I need to write some sort of extended article or essay on the various uses of second-person narrative in fiction. (Yes, I really need to!) Maybe after I finish writing this novel - novels pay better than rants on point of view. But yesterday I was moved to write to the Comments editor of the Guardian about a piece on second-person in that day's paper. Though it pains me, here's the link to it.
The writer of the piece (Iowans: remember how Marilynne Robinson used the word "piece" when she didn't want to concede something was a story?) is mainly talking about blogs, but gives various examples from fiction and seems to suggest that the 'internet' is culprit for the use of second-person in stories and novels. Much as I love to blame the internet for its many crimes - like me knowing anything at all about the Kardashian family, or students being able to contact me at weekends and to address me as "hey" - I don't really think we can add use of the second-person to its list. Can't we just go back to the good old days when everyone blamed Lorrie Moore?
Anyway, here's what I wrote to the editor, for filing in the Guardian's bin:
Dear Comment Editor,
Morven Crumlish in today's paper (Saturday 6 July 2013) is making a very basic error: misreading second-person fiction. The "you" in a second-person story by, say, Junot Diaz is not supposed to be you-the-reader. It's a narrator who's talking about him- or herself, but in a way that suggests alienation from the events described, or emotional/ironic distance.

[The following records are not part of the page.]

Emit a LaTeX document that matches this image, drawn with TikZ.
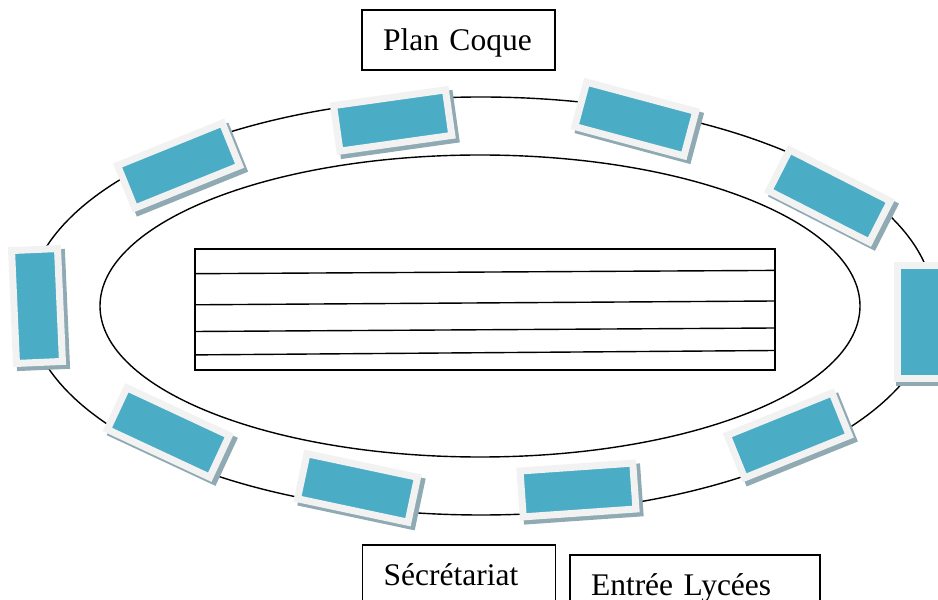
\documentclass[tikz,border=0pt]{standalone}
\usepackage{fontspec}
\setmainfont{Liberation Serif}
\definecolor{posteBleu}{RGB}{75,172,198}
\definecolor{posteCadre}{RGB}{242,242,242}
\definecolor{posteOmbre}{RGB}{143,170,178}
\begin{document}
\begin{tikzpicture}[
        x=1pt, y=1pt,
        trait/.style={line width=1.4pt},
        poste/.style={rectangle, fill=posteBleu, draw=posteCadre, line width=7pt, minimum width=113pt, minimum height=46pt, inner sep=0pt},
        ombre/.style={rectangle, fill=posteOmbre, minimum width=120pt, minimum height=53pt, inner sep=0pt},
        etiquette/.style={rectangle, draw, fill=white, line width=1.3pt, minimum height=60pt, text height=22pt, text depth=0pt, inner xsep=21pt, align=left, font=\fontsize{31.5}{36}\selectfont}
    ]
        \useasboundingbox (0,0) rectangle (938,600);

        % Les deux ellipses
        \draw[trait] (481,294) ellipse [x radius=453pt, y radius=209pt];
        \draw[trait] (480,294) ellipse [x radius=380pt, y radius=151pt];

        % La table du milieu
        \draw[trait] (195,230) rectangle (775,351);
        \draw[trait] (195,326.3) -- (775,329.6);
        \draw[trait] (195,295.2) -- (775,299);
        \draw[trait] (195,268.5) -- (775,272);
        \draw[trait] (195,245.1) -- (775,249.5);

        % Les postes autour
        \node[ombre, rotate=22] (o1) at (182.6,430.4) {};
        \node[poste, rotate=22] (p1) at (178.6,434.4) {};
        \node[ombre, rotate=8] (o2) at (396.7,475.5) {};
        \node[poste, rotate=8] (p2) at (392.7,479.5) {};
        \node[ombre, rotate=-15] (o3) at (639.3,477) {};
        \node[poste, rotate=-15] (p3) at (635.3,481) {};
        \node[ombre, rotate=-27] (o4) at (833.5,400) {};
        \node[poste, rotate=-27] (p4) at (829.5,404) {};
        \node[ombre, rotate=90] (o5) at (922,274.3) {};
        \node[poste, rotate=90] (p5) at (920,278.3) {};
        \node[ombre, rotate=92.5] (o6) at (41,290) {};
        \node[poste, rotate=92.5] (p6) at (37,294) {};
        \node[ombre, rotate=-25] (o7) at (172.3,163.5) {};
        \node[poste, rotate=-25] (p7) at (168.3,167.5) {};
        \node[ombre, rotate=-12] (o8) at (361.5,108) {};
        \node[poste, rotate=-12] (p8) at (357.5,112) {};
        \node[ombre, rotate=4] (o9) at (582,106) {};
        \node[poste, rotate=4] (p9) at (578,110) {};
        \node[ombre, rotate=22] (o10) at (792.3,160.6) {};
        \node[poste, rotate=22] (p10) at (788.3,164.6) {};

        % Les étiquettes
        \node[etiquette, text width=151pt] (plan) at (458.5,560) {Plan Coque};
        \node[etiquette, text width=151pt] (secretariat) at (459.2,25) {Sécrétariat};
        \node[etiquette, text width=208pt] (entree) at (695,15) {Entrée Lycées};
    \end{tikzpicture}
\end{document}
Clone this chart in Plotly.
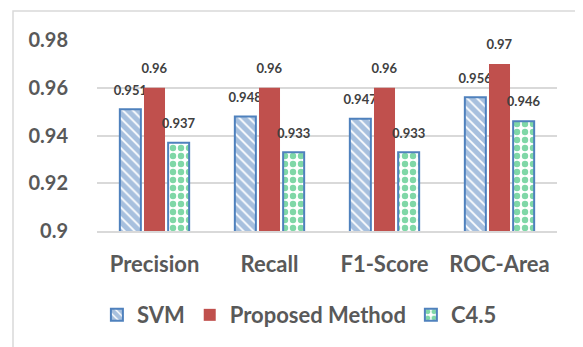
import plotly.graph_objects as go

categories = ["Precision", "Recall", "F1-Score", "ROC-Area"]
svm = [0.951, 0.948, 0.947, 0.956]
proposed = [0.96, 0.96, 0.96, 0.97]
c45 = [0.937, 0.933, 0.933, 0.946]
y_ticks = [0.9, 0.92, 0.94, 0.96, 0.98]
y_tick_labels = ["0.9", "0.92", "0.94", "0.96", "0.98"]

FONT = "Lato"
BLUE = "#4F81BD"
RED = "#C0504D"
GREEN = "#00B050"
GRID = "#D9D9D9"
TXT = "#595959"


def labels(vals):
    return [f"<span style='font-size:13px'>{v:g}</span><br><span style='font-size:1px'> </span>"
            for v in vals]


LABEL_FONT = dict(family=FONT, size=9, color="#404040", weight="bold")

fig = go.Figure()
fig.add_trace(go.Bar(
    name="SVM", x=categories, y=svm,
    text=labels(svm), textposition="outside", constraintext="none", cliponaxis=False,
    textfont=LABEL_FONT,
    marker=dict(color="white", line=dict(color=BLUE, width=2),
                pattern=dict(shape="\\", fgcolor=BLUE, bgcolor="white", size=7, solidity=0.75)),
))
fig.add_trace(go.Bar(
    name="Proposed Method", x=categories, y=proposed,
    text=labels(proposed), textposition="outside", constraintext="none", cliponaxis=False,
    textfont=LABEL_FONT,
    marker=dict(color=RED, line=dict(color=RED, width=0)),
))
fig.add_trace(go.Bar(
    name="C4.5", x=categories, y=c45,
    text=labels(c45), textposition="outside", constraintext="none", cliponaxis=False,
    textfont=LABEL_FONT,
    marker=dict(color="white", line=dict(color=BLUE, width=2),
                pattern=dict(shape=".", fgcolor=GREEN, bgcolor="white", size=8, solidity=0.5)),
))

# The page body adds an 8px offset, so margins are shifted by 8px to compensate.
fig.update_layout(
    width=583, height=347,
    margin=dict(l=89, r=34, t=32, b=124, autoexpand=False),
    paper_bgcolor="white", plot_bgcolor="white",
    barmode="group", bargap=0.37, bargroupgap=0.13,
    font=dict(family=FONT, color=TXT),
    showlegend=True,
    legend=dict(orientation="h", x=0.44, xanchor="center", y=-0.44, yanchor="middle",
                font=dict(family=FONT, size=22, color=TXT, weight="bold"),
                itemwidth=30, traceorder="normal", bgcolor="rgba(0,0,0,0)"),
    xaxis=dict(showgrid=False, showline=True, linecolor=GRID, linewidth=1.5, automargin=False,
               ticks="outside", ticklen=13, tickcolor="rgba(0,0,0,0)",
               tickfont=dict(family=FONT, size=22, color=TXT, weight="bold")),
    yaxis=dict(range=[0.9, 0.98], tickvals=y_ticks, ticktext=y_tick_labels, automargin=False,
               showgrid=True, gridcolor=GRID, gridwidth=1.5, zeroline=False,
               ticks="outside", ticklen=24, tickcolor="rgba(0,0,0,0)",
               tickfont=dict(family=FONT, size=20, color=TXT, weight="bold")),
    shapes=[dict(type="rect", xref="paper", yref="paper",
                 x0=-0.1826, x1=1.3, y0=-0.8, y1=1.152,
                 line=dict(color=GRID, width=1.5), fillcolor="rgba(0,0,0,0)", layer="below")],
)

fig.write_html("out.html")
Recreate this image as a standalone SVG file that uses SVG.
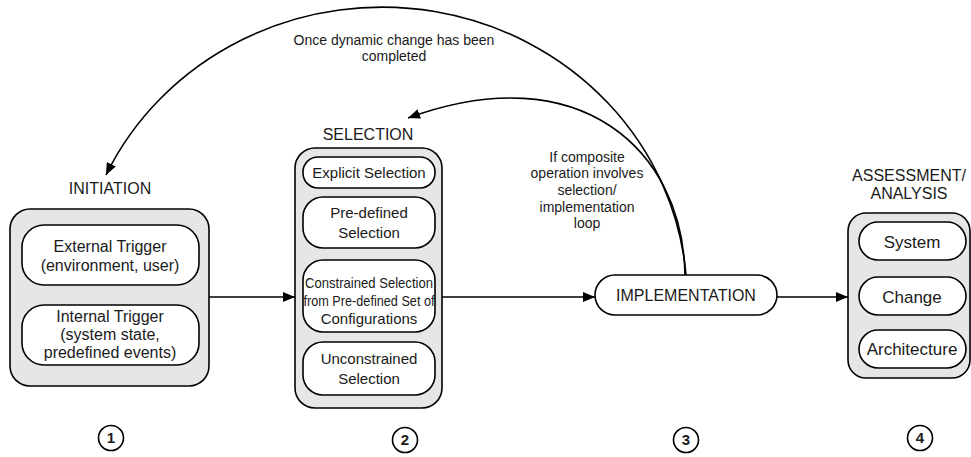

When Diaz was asked why he'd chosen second-person for his story 'Miss Lola' - published in the New Yorker last year - he explained: 'I really needed distance from this story. Every time I wrote in the first person it was just too close. Tried third person, but that flopped as well. Second person ended up being the only way to get through. I guess I wanted my narrator to be “in” the story, but also to be able to comment on his younger self a little.'
A famous example from the (pre-internet!) 80s is Jay McInerney's BRIGHT LIGHTS, BIG CITY. The opening lines are: 'You are not the kind of guy who would be at a place like this at this time of the morning. But here you are, and you cannot say that the terrain is entirely unfamiliar, although the details are fuzzy. You are at a nightclub talking to a girl with a shaved head. The club is either Heartbreak or the Lizard Lounge.'
We readers aren't supposed to think that WE are the person at a nightclub in NYC, taking vast amounts of cocaine and about to lose our job, etc. The second-person narrator is observing his own out-of-control life, unable to cope with the trauma he keeps hidden from readers for most of the book, the death of his mother.
Sure, Lorrie Moore - also famous for using the second-person before the internet 'inspired this shift in writing style' - employed it in a different way in her 1985 collection SELF-HELP: she told the Paris Review that she used 'the mock imperative of the second person' in part 'to satirize formally the idea of advice and a culture of advice.' But again, I don't think someone reading 'How to Be an Other Woman' (for example) will think it's about anyone but that character, Charlene, and her particular situation. Again, here's the opening: 'Meet in expensive beige raincoats, on a pea-soupy night. Like a detective movie. First, stand in front of Florsheim’s Fifty-seventh Street window, press your face close to the glass, watch the fake velvet Hummels inside revolving around the wing tips; some white shoes, like your father wears, are propped up with garlands on a small mound of chemical snow.'
When we read stories like this, we do not have, as Morven Crumlish contends, the 'understanding that you are in the same clique as the writer.' We don't have to relate to things we're reading, or identify with characters in a story or novel. As she points out, we should not only read 'content that speaks so directly and without conflict to your own experience.' But I doubt that Junot Diaz is expecting us to live the life of a Dominican-American young man, or that his (very wide) readership is part of his 'clique.' I doubt that Lorrie Moore cares whether the reader is a woman or has even been to New York. Most fiction writers want as many readers as possible, not just readers who happen to share an age, gender or geography with a particular character. Like much good fiction, these stories bristle with vivid and particular detail, bringing into focus worlds that may be very alien - in time, place, experience - to a reader.
I can't address the 'confessional journalism' to which Morven turns in her piece, but please reassure her about the second-person narrative in fiction: it's not all about us!
Best wishes,
Paula Morris
Fiction Writer-in-Residence,
University of Sheffield
Oh yes - I invoked the job title! This always works in Britain. When I taught in Scotland, I sent a job-titled email to the Edinburgh Lit Festival, asking to chair some sessions - based on my experience at chairing writers (like Chimamanda Ngozi Adichie, Carlos Ruiz Zafon, Monica Ali, Tash Aw, Peter Ho Davies, Tea Abreht, Kate Grenville, etc) in other festivals - I received ... hmm, no reply at all.